I like my hairstyle nice and simple. I ask my hairdresser to cut my hair as short as possible without me looking like some punk. After about two months it becomes too long and I have to go back to my hairdresser again. It looks fine and I'm happy with that. Other people, and especially in Hong Kong, seem to have very different hairstyles which I don't find attractive. There are guys and girls who seem to have a hairstyle where it looks like they have just woken up but they have paid a stylist HK$500 to intentionally mess it up. I have seen women who have that intentional hump in the middle of the hair. I know it supposes to be fashion but from my own perspective, I don't like it. I don't know about other guys but I still prefer ladies to have hairstyles that are plain and simple. I prefer ladies with shoulder length hair (nothing too long), with a bob (like Teri Hatcher as Lois Lane in "The Adventures of Lois and Clark" or Julia Stiles in "The Bourne Ultimatum") or in a ponytail.

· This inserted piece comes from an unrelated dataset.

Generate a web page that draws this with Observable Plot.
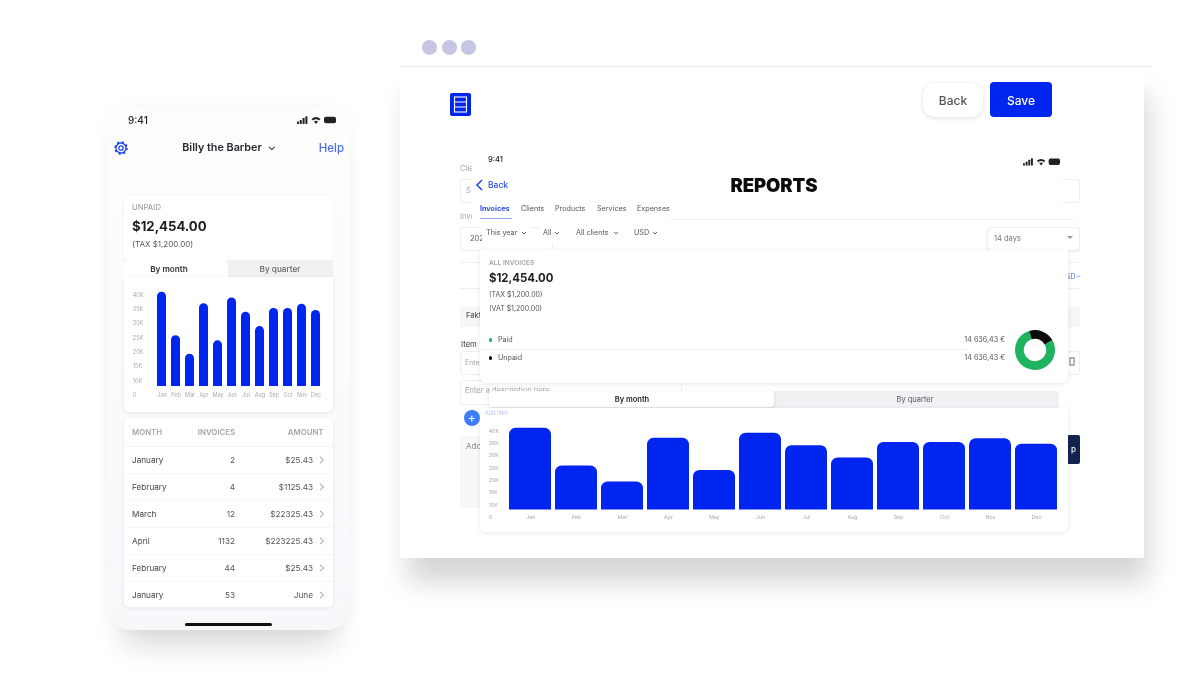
<!DOCTYPE html>
<html>
<head>
<meta charset="utf-8">
<script src="https://cdn.jsdelivr.net/npm/d3@7"></script>
<script src="https://cdn.jsdelivr.net/npm/@observablehq/plot@0.6"></script>
<style>
html,body{margin:0;padding:0;background:#fff;overflow:hidden}
#stage{position:relative;width:1200px;height:675px;overflow:hidden;font-family:Inter,"Noto Sans",sans-serif;filter:blur(.45px)}
#stage div,#stage span.t{position:absolute}
.t{white-space:nowrap;line-height:1}
svg{display:block;background:transparent!important}
</style>
</head>
<body>
<div id="stage"></div>
<script>
// ---- data ----
const months = ["Jan","Feb","Mar","Apr","May","Jun","Jul","Aug","Sep","Oct","Nov","Dec"];
const monthlyTotals = [41,25.8,19.3,37,24,39,34,29,35.3,35.3,36.8,34.6];
const tickValues = [5,10,15,20,25,30,35,40];
const tickLabels = ["0","10K","15K","20K","25K","30K","35K","40K"];
const barFloor = 8;
const statusNames = ["Paid","Unpaid"];
const statusShares = [78.6,21.4];
const statusAmounts = ["14 636,43 €","14 636,43 €"];
const tableMonths = ["January","February","March","April","February","January"];
const tableInvoices = ["2","4","12","1132","44","53"];
const tableAmounts = ["$25.43","$1125.43","$22325.43","$223225.43","$25.43","June"];
const reportTabs = ["Invoices","Clients","Products","Services","Expenses"];
const reportFilters = ["This year","All","All clients","USD"];

const BLUE="#0025ee", GREEN="#1fb25f", INK="#1d1d22", MID="#55565c", SOFT="#a4a5ab";
const stage=document.getElementById("stage");
function B(x,y,w,h,css=""){const d=document.createElement("div");d.style.cssText=`left:${x}px;top:${y}px;width:${w}px;height:${h}px;${css}`;stage.appendChild(d);return d}
function T(x,y,s,size,color=MID,weight=400,anchor="l",extra=""){const d=document.createElement("span");d.className="t";d.textContent=s;
 const tx=anchor==="m"?"-50%":anchor==="r"?"-100%":"0";
 d.style.cssText=`left:${x}px;top:${y}px;font-size:${size}px;color:${color};font-weight:${weight};transform:translate(${tx},-50%);${extra}`;stage.appendChild(d);return d}
function S(x,y,w,h,inner){const d=B(x,y,w,h);d.innerHTML=`<svg width="${w}" height="${h}" viewBox="0 0 ${w} ${h}" fill="none">${inner}</svg>`;return d}
function chev(x,y,color=MID,s=2.2,sw=1){S(x-s-1,y-s-1,2*s+2,2*s+2,`<path d="M1 ${s} L${s+1} ${2*s} L${2*s+1} ${s}" stroke="${color}" stroke-width="${sw}"/>`)}
function statusIcons(x,y,k){S(x,y-5*k,42*k,10*k,`<g transform="scale(${k})" fill="#222">
 <rect x="0" y="6.5" width="2" height="2.5" rx=".4"/><rect x="2.8" y="5" width="2" height="4" rx=".4"/><rect x="5.6" y="3" width="2" height="6" rx=".4"/><rect x="8.4" y="1.2" width="2" height="7.8" rx=".4"/>
 <path d="M14.5 4 Q19 0 23.5 4 L22 5.6 Q19 3 16 5.6Z M17 6.4 Q19 5 21 6.4 L19 9Z"/>
 <rect x="27" y="1.7" width="12" height="6.6" rx="2"/></g>`)}

function barChart({left,top,width,height,ml,mr,y0,y40,labelX,font,r,pad}){
 const rows=months.map((month,i)=>({month,total:monthlyTotals[i]}));
 const pl=Plot.plot({width,height,marginLeft:ml,marginRight:mr,marginTop:0,marginBottom:height-y0,
  style:{background:"transparent",fontFamily:"Inter",fontSize:font+"px",color:"#a9aab0"},
  x:{domain:months,paddingInner:pad,paddingOuter:0,axis:null},
  y:{domain:[5,40],range:[y0,y40],axis:null},
  marks:[
   Plot.barY(rows,{x:"month",y1:barFloor,y2:"total",fill:BLUE,ry1:r}),
   Plot.axisX({tickSize:0,tickPadding:0,dy:-font*.45,fill:"#a9aab0",label:null}),
   Plot.text(tickValues,{y:d=>d,frameAnchor:"left",text:(d,i)=>tickLabels[i],textAnchor:"start",dx:labelX-ml,fill:"#a9aab0"})
  ]});
 const d=B(left,top,width,height);d.appendChild(pl);return pl;
}

// ---- desktop window ----
B(400,66,744,492,"background:#fff;box-shadow:6px 26px 26px -2px rgba(0,0,0,.17)");
B(400,66,752,1,"background:#ececee");
[429.7,449.5,468.7].forEach(x=>B(x-7.3,47.3-7.3,14.6,14.6,"background:#c6c6e4;border-radius:50%"));
S(450,93,21,23,`<rect x="0" y="0" width="21" height="23" rx="2" fill="${BLUE}"/><g stroke="#fff" stroke-width="1.1" fill="none"><rect x="4.5" y="4" width="12" height="15"/><path d="M4.5 9H16.5M4.5 14H16.5"/></g>`);
B(923,83,60,34,"background:#fff;border-radius:12px;box-shadow:0 1px 5px rgba(0,0,0,.13)");
T(953,100.5,"Back",12,MID,500,"m");
B(990,82,62,35,`background:${BLUE};border-radius:4px`);
T(1021,100.5,"Save",12,"#fff",500,"m");

// underlying form, mostly hidden by the report panel
const BOX="background:#fff;border:1px solid #eeeef0;border-radius:3px;box-sizing:border-box;";
T(460,169,"Client",7.5,SOFT);
B(460,179,620,24,BOX);T(466,191,"S",7.5,SOFT);
T(460,217,"Invoice",7.5,SOFT);
B(460,227,93,24,BOX);T(470,239,"2021",7.5,MID);
B(460,262,620,1,"background:#f0f0f2");
B(460,288,620,1,"background:#f0f0f2");
T(1075.5,276,"USD",7,"#4a78ee",400,"r");chev(1078.5,276,"#4a78ee",1.5,.8);
B(460,307,620,20,"background:#f6f6f7");T(466,316,"Faktura",7.5,MID,500);
T(461,345,"Item",7.5,MID,500);
B(460,351,620,24,BOX);T(465,362,"Enter",7,SOFT);
S(1068,356,8,10,`<path d="M1 2H7M2 3V9H6V3" stroke="#999" stroke-width="1.4"/>`);
B(460,380,222,25,BOX);T(465,391,"Enter a description here",7.5,SOFT);
B(460,436,30,72,"background:#f8f8f9");T(466,446,"Add",8,"#888");
B(1067,435,13,29,"background:#13234f;border-radius:2px");T(1076,449,"p",8,"#fff",500,"r");

// report panel
B(472,152,590,70,"background:#fff");
B(670,219,405,1,"background:#f3f3f5");
T(488,160,"9:41",7.5,INK,500);
statusIcons(1023,161.5,.95);
S(475,179,9,12,`<path d="M7 1L2 6L7 11" stroke="#2a4fe0" stroke-width="1.6"/>`);
T(488,185,"Back",8.5,"#2a4fe0",500);
T(774,185,"REPORTS",18.5,"#0c0c0e",900,"m","font-family:Inter;letter-spacing:-.1px");
const tabX=[480,521,555,597,637];
reportTabs.forEach((s,i)=>T(tabX[i],209,s,7.2,i?MID:"#2a4fe0",i?400:700));
B(480,218,32,1,"background:#8d9df0");
const chipX=[482,539,572,630],chipW=[49,29,52,36],chevX=[524,557,616,655];
reportFilters.forEach((s,i)=>{B(chipX[i],224,chipW[i],18,"background:#fff");T(chipX[i]+4,233,s,7.2,MID);chev(chevX[i],233,MID,2,.9)});
B(987,227,93,24,BOX+"box-shadow:0 1px 2px rgba(0,0,0,.07)");T(994,239,"14 days",7.5,"#777");
S(1067,236,6,4,`<path d="M0 0H6L3 3Z" fill="#999"/>`);

B(480,250,588,133,"background:#fff;border-radius:0 0 6px 6px;box-shadow:0 1px 5px rgba(30,30,60,.1)");
T(489,263,"ALL INVOICES",6.6,SOFT,600);
T(489,279,"$12,454.00",11.4,INK,700);
T(489,294,"(TAX $1,200.00)",7,MID);
T(489,307.5,"(VAT $1,200.00)",7,MID);
B(480,349,490,1,"background:#f3f3f5");
const legendY=[340,358],legendC=[GREEN,"#0c0c0e"];
statusNames.forEach((s,i)=>{
 B(488.5,legendY[i]-1.8,3.6,3.6,`background:${legendC[i]};border-radius:50%`);
 T(498,legendY[i],s,7.2,MID);
 T(1005,legendY[i],statusAmounts[i],7.2,MID,400,"r");
});
// donut
{
 const pie=d3.pie().sort(null).startAngle(60*Math.PI/180).endAngle((360+60)*Math.PI/180);
 const arc=d3.arc().innerRadius(11.2).outerRadius(20);
 const color=d3.scaleOrdinal(statusNames,legendC);
 const donut=Plot.plot({width:44,height:44,margin:0,axis:null,style:{background:"transparent"},marks:[
  ()=>{const g=d3.create("svg:g").attr("transform","translate(22,22)");
   g.selectAll("path").data(pie(statusShares)).join("path").attr("d",arc).attr("fill",(d,i)=>color(statusNames[i]));
   return g.node()}
 ]});
 B(1013,328,44,44).appendChild(donut);
}

// monthly chart in the panel
B(770,391,289,17,"background:#f1f1f4;border-radius:4px");
T(915,399.5,"By quarter",7.5,MID,400,"m");
B(489,391,285,16,"background:#fff;border-radius:3px;box-shadow:0 1px 3px rgba(0,0,0,.16)");
T(632,399.5,"By month",7.5,INK,600,"m");
B(480,408,588,124,"background:#fff;border-radius:0 0 6px 6px;box-shadow:0 1px 5px rgba(30,30,60,.1)");
barChart({left:480,top:408,width:588,height:124,ml:28.7,mr:10.3,y0:109,y40:22.3,labelX:8.2,font:5.3,r:6.5,pad:.09});
B(463.5,409.5,16.6,16.6,"background:#3d7df5;border-radius:50%");
T(471.8,417.6,"+",12,"#fff",500,"m");
T(485,414,"Add item",5.5,"#b9c6f5");

// ---- phone ----
B(108,108,242,522,"background:linear-gradient(#fdfdfe,#fafafd 70%,#f6f8fa);border-radius:24px;box-shadow:0 30px 28px -14px rgba(0,0,0,.14),0 0 20px rgba(0,0,30,.045)");
T(128,119.5,"9:41",10,INK,500);
statusIcons(297,119.5,1);
S(114,141,14,14,`<circle cx="7" cy="7" r="2.2" stroke="#1f45e6" stroke-width="1.3"/><circle cx="7" cy="7" r="5" stroke="#1f45e6" stroke-width="1.3"/><circle cx="7" cy="7" r="6" stroke="#1f45e6" stroke-width="1.6" stroke-dasharray="2.2 2.5"/>`);
T(222,148,"Billy the Barber",10.8,"#2a2a30",600,"m");
chev(272,148,"#333",2.8,1.1);
T(344,148.5,"Help",11.5,"#4a6ee8",500,"r");

B(124,196,209,64,"background:#fff;border-radius:4px;box-shadow:0 0 4px rgba(30,30,60,.04)");
T(132,208,"UNPAID",7.7,SOFT,500);
T(132,227,"$12,454.00",13.2,INK,700);
T(132,244,"(TAX $1,200.00)",8,MID);
B(124,260,209,17,"background:#f1f1f4");
B(124,260,104,17,"background:#fff;border-radius:5px 5px 0 0");
T(169,269,"By month",8.2,"#333",600,"m");
T(280,269,"By quarter",8.2,"#666",500,"m");
B(124,277,209,135,"background:#fff;border-radius:0 0 5px 5px;box-shadow:0 1px 4px rgba(30,30,60,.1)");
barChart({left:124,top:277,width:209,height:135,ml:31.7,mr:11,y0:117.7,y40:17.6,labelX:8.3,font:5.5,r:4.6,pad:.346});

B(124,418,209,189,"background:#fff;border-radius:5px;box-shadow:0 1px 4px rgba(30,30,60,.08)");
T(132,433,"MONTH",7.8,SOFT,600);
T(235,433,"INVOICES",7.8,SOFT,600,"r");
T(323.5,433,"AMOUNT",7.8,SOFT,600,"r");
B(124,446,209,1,"background:#f3f3f5");
tableMonths.forEach((m,i)=>{
 const y=459.7+27*i;
 T(132,y,m,8.2,"#444");
 T(235,y,tableInvoices[i],8.2,"#555",400,"r");
 T(313,y,tableAmounts[i],8.2,"#555",400,"r");
 S(318.5,y-4,6,8,`<path d="M1 .8L4.5 4L1 7.2" stroke="#888" stroke-width=".9"/>`);
 if(i<5)B(124,y+13.3,209,1,"background:#f6f6f8");
});
B(185,622.5,87,3,"background:#111;border-radius:2px");
</script>
</body>
</html>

I think the worst hairstyle for a lady is to have it short like a guy and I would say the opposite for a guy, to have it long like a lady. I'm a traditionalist when it comes to hair for the sexes. Yet I have always wondered why gals have to have their hair long and guys short. I remember reading from somewhere that in prehistoric times women with long hair would be easier to catch by men, acting something like a handle.

I know I would prefer to keep my hair short. It is much easier to handle - it requires less shampoo and I don't have to comb or gel my hair in the morning.